Seeing this work happening inspired someone else to independently start another experiment.  Before I knew much about it he had found ten acorns, sourced some pots from the YPC and planted them up in anticipation of testing the effect of different coloured light on seedling growth.
There is nearly always someone working on animals.  This week two children have started to follow the food/energy links of the arctic ecosystem, starting with polar bears. Others are trying to understand the classification of the phylum mollusca, the butterflies of the world and, most recently on Friday, a group began an exploration of the incredible world of bird migrations (did you know arctic terns migrate from the arctic to the antarctic and back each year?)
We have also seen a detailed study of Cameroon unfold; the place, the people etc as well as graphs showing the % forest cover in different countries around the world.  Notes have been made about different rocks and minerals and how they are formed.   And in the lovely cross over between subjects has come up time and again (afterall the real world in not divided into intellectual bunkers) Maps have been made showing the extent of the Roman empire (history or geography?), maths books have been stitched together (maths or craft?) and the algebraic notation for cubing a sum (a+b cubed) have been built with the materials and then graphically represented on isometric paper (maths, geometry or art?)
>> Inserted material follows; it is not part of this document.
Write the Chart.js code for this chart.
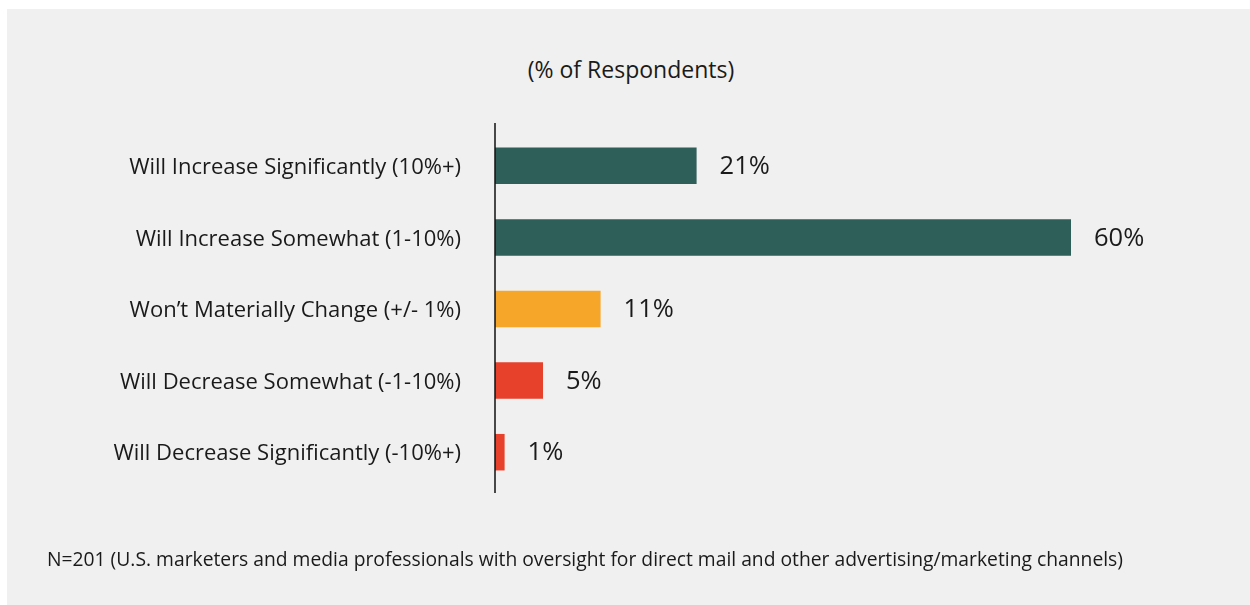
<!DOCTYPE html>
<html>
<head>
<meta charset="utf-8">
<script src="https://cdn.jsdelivr.net/npm/chart.js@4"></script>
<style>
  body { margin: 0; background: #ffffff; font-family: "Open Sans", sans-serif; }
  #panel { position: absolute; left: 7px; top: 9px; width: 1243px; height: 596px; background: #f0f0f0; }
  #wrap { position: absolute; left: 0; top: 0; width: 1250px; height: 605px; }
  #heading { position: absolute; left: 12px; width: 1238px; top: 54px; line-height: 30px;
             text-align: center; font-size: 23px; color: #1a1a1a; }
  #note { position: absolute; left: 47px; top: 545px; line-height: 28px;
          font-size: 19.3px; color: #1a1a1a; white-space: nowrap; }
</style>
</head>
<body>
<div id="panel"></div>
<div id="heading">(% of Respondents)</div>
<div id="wrap"><canvas id="spendChart"></canvas></div>
<div id="note">N=201 (U.S. marketers and media professionals with oversight for direct mail and other advertising/marketing channels)</div>
<script>
const categories = [
  "Will Increase Significantly (10%+)",
  "Will Increase Somewhat (1-10%)",
  "Won\u2019t Materially Change (+/- 1%)",
  "Will Decrease Somewhat (-1-10%)",
  "Will Decrease Significantly (-10%+)"
];
const shares = [21, 60, 11, 5, 1];
const barColors = ["#2e5f58", "#2e5f58", "#f6a628", "#e8412b", "#e8412b"];

document.addEventListener("DOMContentLoaded", function () {
  const ctx = document.getElementById("spendChart");
  if (typeof Chart === "undefined") return;

  // vertical baseline, a little longer than the plot area
  const baseline = {
    id: "baseline",
    afterDatasetsDraw(chart) {
      const { ctx, chartArea } = chart;
      const x = chart.scales.x.getPixelForValue(0);
      ctx.save();
      ctx.strokeStyle = "#111111";
      ctx.lineWidth = 1.5;
      ctx.beginPath();
      ctx.moveTo(x, chartArea.top - 7);
      ctx.lineTo(x, chartArea.bottom + 5);
      ctx.stroke();
      ctx.restore();
    }
  };

  // percentage next to each bar
  const valueLabels = {
    id: "valueLabels",
    afterDatasetsDraw(chart) {
      const { ctx } = chart;
      const meta = chart.getDatasetMeta(0);
      ctx.save();
      ctx.font = "25.5px 'Open Sans'";
      ctx.fillStyle = "#1a1a1a";
      ctx.textBaseline = "middle";
      ctx.textAlign = "left";
      meta.data.forEach((bar, i) => {
        ctx.fillText(shares[i] + "%", bar.x + 23, bar.y + 1);
      });
      ctx.restore();
    }
  };

  new Chart(ctx, {
    type: "bar",
    data: {
      labels: categories,
      datasets: [
        {
          data: shares,
          backgroundColor: barColors,
          barPercentage: 0.51,
          categoryPercentage: 1
        }
      ]
    },
    options: {
      indexAxis: "y",
      responsive: true,
      maintainAspectRatio: false,
      animation: false,
      layout: { padding: { top: 130, bottom: 117, left: 0, right: 179 } },
      plugins: {
        legend: { display: false },
        tooltip: { enabled: false }
      },
      scales: {
        x: {
          display: false,
          min: 0,
          max: 60
        },
        y: {
          grid: { display: false, drawTicks: false },
          border: { display: false },
          ticks: {
            color: "#1a1a1a",
            padding: 34,
            labelOffset: 2,
            font: { family: "'Open Sans'", size: 22 }
          },
          afterFit(scale) {
            scale.width = 495;
          }
        }
      }
    },
    plugins: [baseline, valueLabels]
  });
});
</script>
</body>
</html>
Maths and language have buzzed along as usual. Every day i gave a couple of maths presentations and a couple of language presentations – sometimes to younger children, sometimes to older.  Squaring and cubing, and square roots and cube roots provide a lot of fantastic opportunities to really see how numbers work and, step by step- stretch their mathematica minds.  This week there has been the full range of maths work from recording the basic addition facts, recording the sequence of multiples (which becomes the tables of multiples), long multiplication drawn out geometrically, squaring large numbers such as 243, squared roots and, most ambitiously of all, a quest to expand the number 2 exponentially (ie 2 to the power of 1, 2 to the power of 2, to the power of 3 et etc) all the way to the largest Prime Number, which has just been discovered.  So far they have got as far as 2 to the 22nd power.  The largest prime is 2 to the 77,232,917th power minus 1.  As we discussed, they’ve only got some 77,232,895 to go…
The big language news of the week is the rather fantastic new publication that continues to be produced weekly: The Montessori Times.  This entirely child-led piece of work has seen a bit step up in quality this week.  Fountain pen has replaced pencil for the final copy and there is a definite up-market shift as interview and articles have displaced games and puzzles.
Oh yes, and we had a lovely walk all together to East Hoathly on Wednesday.